> _STATED EXERCISE_: Omit every picture, and retype the lines that run from the beginning of the data below through the line containing "c_refi = '#1e88d2'", inclusive.

> _EXTRACTED INFORMATION_:
## BEGIN

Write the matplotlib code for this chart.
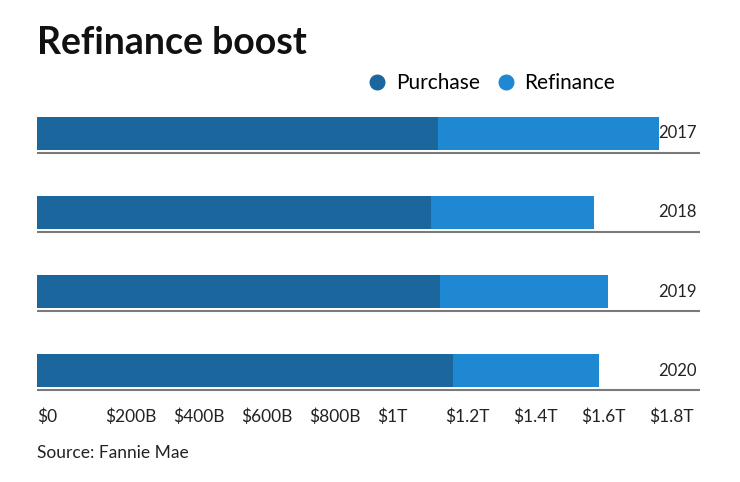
import matplotlib.pyplot as plt
from matplotlib.lines import Line2D

plt.rcParams['font.family'] = ['Lato', 'DejaVu Sans']

# values in billions of dollars
years = ['2017', '2018', '2019', '2020']
purchase = [1178, 1160, 1185, 1224]
refinance = [651, 477, 495, 429]
tick_vals = [0, 200, 400, 600, 800, 1000, 1200, 1400, 1600, 1800]
tick_labels = ['$0', '$200B', '$400B', '$600B', '$800B', '$1T',
               '$1.2T', '$1.4T', '$1.6T', '$1.8T']

c_purchase = '#1b679d'
c_refi = '#1e88d2'

W, H = 740, 482
fig = plt.figure(figsize=(W / 100, H / 100), dpi=100)
# axes placed in pixel terms
left, right, top, bottom = 37, 700, 112, 392
ax = fig.add_axes([left / W, 1 - bottom / H, (right - left) / W, (bottom - top) / H])

ypos = list(range(len(years)))
bar_h = 33 / 79
ax.barh(ypos, purchase, height=bar_h, color=c_purchase, label='Purchase')
ax.barh(ypos, refinance, left=purchase, height=bar_h, color=c_refi, label='Refinance')

for y, yr in zip(ypos, years):
    ax.axhline(y + 0.25, color='#7a7a7a', lw=1.5, zorder=3)
    ax.text(1941, y, yr, ha='right', va='center', fontsize=12, color='#222222')

ax.set_xlim(0, (right - left) / 0.34)
ax.set_ylim(3.272, -0.272)
ax.set_yticks([])
ax.set_xticks(tick_vals)
ax.set_xticklabels(tick_labels, ha='left', fontsize=12.5, color='#222222')
ax.tick_params(axis='x', length=0, pad=12)
for s in ax.spines.values():
    s.set_visible(False)

fig.text(left / W, 1 - 43 / H, 'Refinance boost', fontsize=27, fontweight='bold',
         va='center', ha='left', color='#111111')
fig.text(left / W, 1 - 453 / H, 'Source: Fannie Mae', fontsize=12.5,
         va='center', ha='left', color='#222222')

handles = [Line2D([], [], marker='o', ls='', ms=10.5, color=c_purchase),
           Line2D([], [], marker='o', ls='', ms=10.5, color=c_refi)]
fig.legend(handles, ['Purchase', 'Refinance'], loc='center',
           bbox_to_anchor=(491 / W, 1 - 83 / H), ncol=2, frameon=False,
           fontsize=15, handletextpad=0.4, columnspacing=0.75, handlelength=1.0)

fig.savefig('out.png', dpi=100)
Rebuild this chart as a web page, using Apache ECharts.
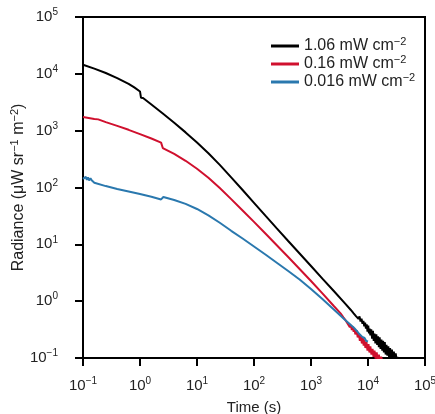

## END

> _FULL ANSWER_:
Write the matplotlib code for this chart.
import matplotlib.pyplot as plt
from matplotlib.lines import Line2D

plt.rcParams['font.family'] = ['Lato', 'DejaVu Sans']

# values in billions of dollars
years = ['2017', '2018', '2019', '2020']
purchase = [1178, 1160, 1185, 1224]
refinance = [651, 477, 495, 429]
tick_vals = [0, 200, 400, 600, 800, 1000, 1200, 1400, 1600, 1800]
tick_labels = ['$0', '$200B', '$400B', '$600B', '$800B', '$1T',
               '$1.2T', '$1.4T', '$1.6T', '$1.8T']

c_purchase = '#1b679d'
c_refi = '#1e88d2'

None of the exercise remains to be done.